Why does A, the monatomic gas have a larger enthalpy change than a diatomic gas?

Posted: **Wed Feb 13, 2019 3:12 pm**

Container A has a greater number of particles than the other containers. Therefore, the entropy change is greater. In comparing monatomic with diatomic, there will be more of the monatomic particles because it needs twice as many particles to equal one diatomic particle.

Posted: **Sat Feb 16, 2019 10:22 pm**

Here's a more detailed explanation taken from Lavelle's Chem 14B Solution Manual Errors 6th Edition pdf:

"Students are asked to rank the delta S for a series of gases during a temperature change.

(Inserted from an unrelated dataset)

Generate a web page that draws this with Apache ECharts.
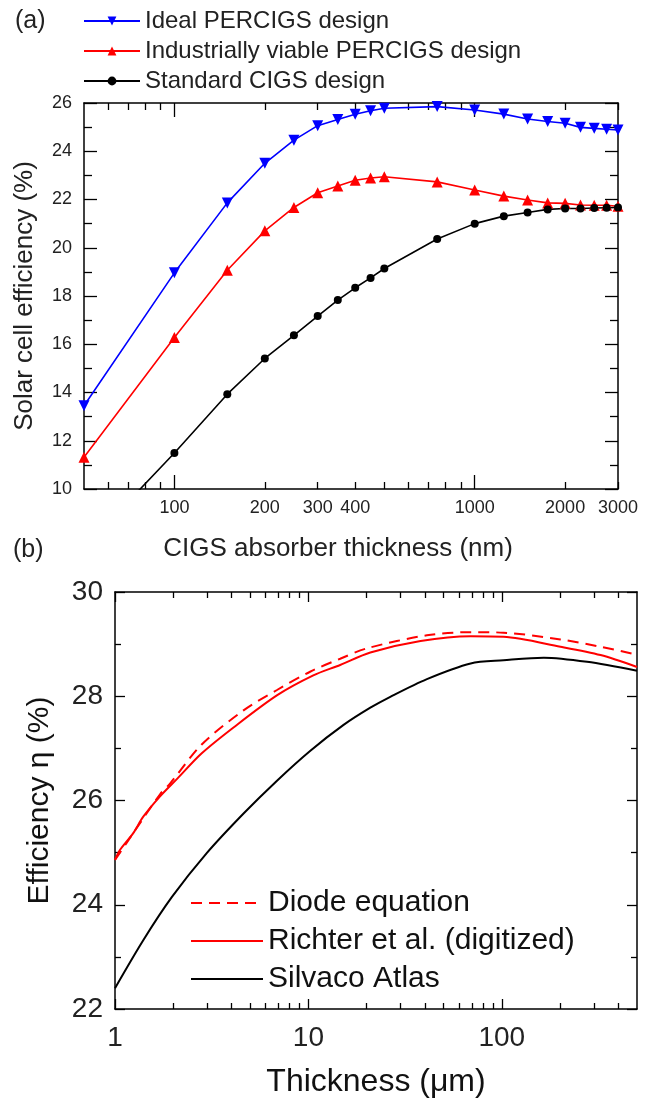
<!DOCTYPE html>
<html><head><meta charset="utf-8">
<script src="https://cdn.jsdelivr.net/npm/echarts@6/dist/echarts.min.js"></script>
<style>html,body{margin:0;padding:0;background:#fff}#c{width:652px;height:1101px}</style>
</head><body><div id="c"></div>
<script>
// ---------- Panel (a) data ----------
const thicknessNm = [50,100,150,200,250,300,350,400,450,500,750,1000,1250,1500,1750,2000,2250,2500,2750,3000];
const idealPercigs = [13.45,18.96,21.86,23.5,24.46,25.06,25.32,25.53,25.68,25.78,25.85,25.71,25.54,25.34,25.23,25.16,24.99,24.95,24.91,24.88];
const industrialPercigs = [11.32,16.28,19.07,20.70,21.67,22.28,22.56,22.80,22.89,22.94,22.73,22.39,22.14,21.98,21.86,21.84,21.77,21.76,21.76,21.72];
const standardCigs = [7.55,11.49,13.93,15.41,16.37,17.17,17.83,18.34,18.75,19.14,20.36,21.0,21.31,21.46,21.59,21.63,21.63,21.65,21.66,21.67];
const namesA = ['Ideal PERCIGS design','Industrially viable PERCIGS design','Standard CIGS design'];
const xLabelsA = [100,200,300,400,1000,2000,3000];
const xMajorA = [100,1000];
const xMinorA = [60,70,80,90,200,300,400,500,600,700,800,900,2000,3000];

// ---------- Panel (b) data ----------
const diodeX = [1,1.24,1.71,1.93,2.8,4.62,6.88,10.2,14.6,20.1,41,69,102,201,324,480,500];
const diodeY = [24.86,25.37,26.12,26.33,27.07,27.73,28.12,28.47,28.72,28.92,29.17,29.23,29.22,29.09,28.95,28.81,28.78];
const richterX = [1,1.06,1.24,1.4,1.71,2.1,2.8,4.1,6.9,10.6,14.6,20.9,38,69,102,201,324,500];
const richterY = [24.86,25.05,25.37,25.69,26.08,26.42,26.9,27.4,28.02,28.4,28.6,28.84,29.06,29.15,29.14,28.95,28.79,28.56];
const silvacoX = [1,1.4,1.97,2.98,4.62,6.88,10.2,15.2,20.9,26.5,41,69,102,165,276,500];
const silvacoY = [22.4,23.32,24.15,24.99,25.75,26.38,26.95,27.45,27.78,27.99,28.33,28.63,28.69,28.74,28.66,28.49];
const namesB = ['Diode equation','Richter et al. (digitized)','Silvaco Atlas'];
const xLabelsB = [1,10,100];
const xMajorB = [1,10,100];
const xMinorB = [2,3,4,5,6,7,8,9,20,30,40,50,60,70,80,90,200,300,400];

const FONT = '"Liberation Sans", Arial, Helvetica, sans-serif';
const pair = (xs, ys) => xs.map((x, i) => [x, ys[i]]);

function xAx(grid, pos, min, max, ticks, len, line, labels, fs, margin, extra) {
  return Object.assign({
    type: 'log', logBase: 10, gridIndex: grid, position: pos, min: min, max: max,
    axisLine: { show: line, lineStyle: { color: '#000', width: 1.5 } },
    axisTick: { show: true, inside: true, length: len, customValues: ticks, lineStyle: { color: '#000', width: 1.3 } },
    axisLabel: labels ? { show: true, customValues: labels, fontSize: fs, color: '#222', fontFamily: FONT, margin: margin,
      formatter: v => String(Math.round(v)) } : { show: false },
    splitLine: { show: false }, minorTick: { show: false }, minorSplitLine: { show: false }
  }, extra || {});
}
function yAx(grid, pos, min, max, len, mlen, labels, fs, extra) {
  return Object.assign({
    type: 'value', gridIndex: grid, position: pos, min: min, max: max, interval: 2,
    axisLine: { show: true, lineStyle: { color: '#000', width: 1.5 } },
    axisTick: { show: true, inside: true, length: len, lineStyle: { color: '#000', width: 1.3 } },
    minorTick: { show: true, splitNumber: 2, length: mlen, lineStyle: { color: '#000', width: 1.3 } },
    axisLabel: labels ? { show: true, fontSize: fs, color: '#222', fontFamily: FONT, margin: 12 } : { show: false },
    splitLine: { show: false }
  }, extra || {});
}

const chart = echarts.init(document.getElementById('c'), null, { renderer: 'canvas' });
chart.setOption({
  backgroundColor: '#fff',
  animation: false,
  textStyle: { fontFamily: FONT },
  grid: [
    { left: 84, top: 103, width: 534, height: 386, outerBoundsMode: 'none' },
    { left: 115, top: 592, width: 522, height: 417, outerBoundsMode: 'none' }
  ],
  graphic: [
    { type: 'text', left: 15, top: 9, style: { text: '(a)', fontSize: 25, fontFamily: FONT, fill: '#222' } },
    { type: 'text', left: 13, top: 538, style: { text: '(b)', fontSize: 25, fontFamily: FONT, fill: '#222' } }
  ],
  legend: [
    { data: namesA, orient: 'vertical', left: 83, top: 9, itemWidth: 56, itemHeight: 11, itemGap: 6,
      textStyle: { fontSize: 24, color: '#222', fontFamily: FONT }, padding: 0 },
    { data: namesB, orient: 'vertical', left: 190, top: 888, itemWidth: 72, itemHeight: 14, itemGap: 8,
      itemStyle: { opacity: 0, color: 'rgba(0,0,0,0)', borderWidth: 0 },
      textStyle: { fontSize: 30, color: '#111', fontFamily: FONT }, padding: 0 }
  ],
  xAxis: [
    xAx(0, 'bottom', 50, 3000, xMinorA, 7, true, xLabelsA, 18, 10, {
      name: 'CIGS absorber thickness (nm)', nameLocation: 'middle', nameGap: 47,
      nameTextStyle: { fontSize: 26, color: '#222', fontFamily: FONT, padding: [0, 26, 0, 0] } }),
    xAx(0, 'bottom', 50, 3000, xMajorA, 14, false, null),
    xAx(0, 'top', 50, 3000, xMinorA, 7, true, null),
    xAx(0, 'top', 50, 3000, xMajorA, 14, false, null),
    xAx(1, 'bottom', 1, 500, xMinorB, 6, true, xLabelsB, 28, 15, {
      name: 'Thickness (\u03bcm)', nameLocation: 'middle', nameGap: 57,
      nameTextStyle: { fontSize: 32, color: '#111', fontFamily: FONT } }),
    xAx(1, 'bottom', 1, 500, xMajorB, 10, false, null),
    xAx(1, 'top', 1, 500, xMinorB, 6, true, null),
    xAx(1, 'top', 1, 500, xMajorB, 10, false, null)
  ],
  yAxis: [
    yAx(0, 'left', 10, 26, 13, 8, true, 18, {
      name: 'Solar cell efficiency (%)', nameLocation: 'middle', nameGap: 46,
      nameTextStyle: { fontSize: 26, color: '#222', fontFamily: FONT } }),
    yAx(0, 'right', 10, 26, 13, 8, false),
    yAx(1, 'left', 22, 30, 10, 6, true, 28, {
      name: 'Efficiency \u03b7 (%)', nameLocation: 'middle', nameGap: 60,
      nameTextStyle: { fontSize: 30, color: '#111', fontFamily: FONT } }),
    yAx(1, 'right', 22, 30, 10, 6, false)
  ],
  series: [
    { name: namesA[0], type: 'line', xAxisIndex: 0, yAxisIndex: 0, data: pair(thicknessNm, idealPercigs),
      symbol: 'triangle', symbolRotate: 180, symbolSize: 11, color: '#0000ff',
      lineStyle: { color: '#0000ff', width: 1.6 }, itemStyle: { color: '#0000ff' } },
    { name: namesA[1], type: 'line', xAxisIndex: 0, yAxisIndex: 0, data: pair(thicknessNm, industrialPercigs),
      symbol: 'triangle', symbolSize: 11, color: '#ff0000',
      lineStyle: { color: '#ff0000', width: 1.6 }, itemStyle: { color: '#ff0000' } },
    { name: namesA[2], type: 'line', xAxisIndex: 0, yAxisIndex: 0, data: pair(thicknessNm, standardCigs),
      symbol: 'circle', symbolSize: 8, color: '#000',
      lineStyle: { color: '#000', width: 1.6 }, itemStyle: { color: '#000' } },
    { name: namesB[0], type: 'line', xAxisIndex: 4, yAxisIndex: 2, data: pair(diodeX, diodeY),
      symbol: 'none', smooth: 0.3, color: '#ff0000',
      lineStyle: { color: '#ff0000', width: 2, type: [11, 7] } },
    { name: namesB[1], type: 'line', xAxisIndex: 4, yAxisIndex: 2, data: pair(richterX, richterY),
      symbol: 'none', smooth: 0.3, color: '#ff0000',
      lineStyle: { color: '#ff0000', width: 2 } },
    { name: namesB[2], type: 'line', xAxisIndex: 4, yAxisIndex: 2, data: pair(silvacoX, silvacoY),
      symbol: 'none', smooth: 0.3, color: '#000',
      lineStyle: { color: '#000', width: 2 } }
  ]
});
</script>
</body></html>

∆S = nCv ln(T2/T1) for an isochoric process Gas A (1.00 mol monatomic ideal):

∆S = nCv ln(T2/T1) = (1.00 moles)(3R/2)ln(T2/T1) and because all undergo the same temperature change, delta S is essentially 3R/2.

Gas B (0.5 mol diatomic, no vibrational degrees of freedom):

∆S = nCv ln(T2/T1) = (0.5 moles)(5R/2)ln(T2/T1) and because all undergo the same

temperature change, delta S is essentially 5R/4.

Gas C (0.5 mol diatomic, 1 vibrational degree of freedom):

∆S = nCv ln(T2/T1) = (0.5 moles)(3R)ln(T2/T1) and because all undergo the same

temperature change, delta S is essentially 3R/2.

The answer provided (B < C < A) is incorrect. The answer should be B < (C = A)."

"Students are asked to rank the delta S for a series of gases during a temperature change.

∆S = nCv ln(T2/T1) for an isochoric process Gas A (1.00 mol monatomic ideal):

∆S = nCv ln(T2/T1) = (1.00 moles)(3R/2)ln(T2/T1) and because all undergo the same temperature change, delta S is essentially 3R/2.

Gas B (0.5 mol diatomic, no vibrational degrees of freedom):

∆S = nCv ln(T2/T1) = (0.5 moles)(5R/2)ln(T2/T1) and because all undergo the same

temperature change, delta S is essentially 5R/4.

Gas C (0.5 mol diatomic, 1 vibrational degree of freedom):

∆S = nCv ln(T2/T1) = (0.5 moles)(3R)ln(T2/T1) and because all undergo the same

temperature change, delta S is essentially 3R/2.

The answer provided (B < C < A) is incorrect. The answer should be B < (C = A)."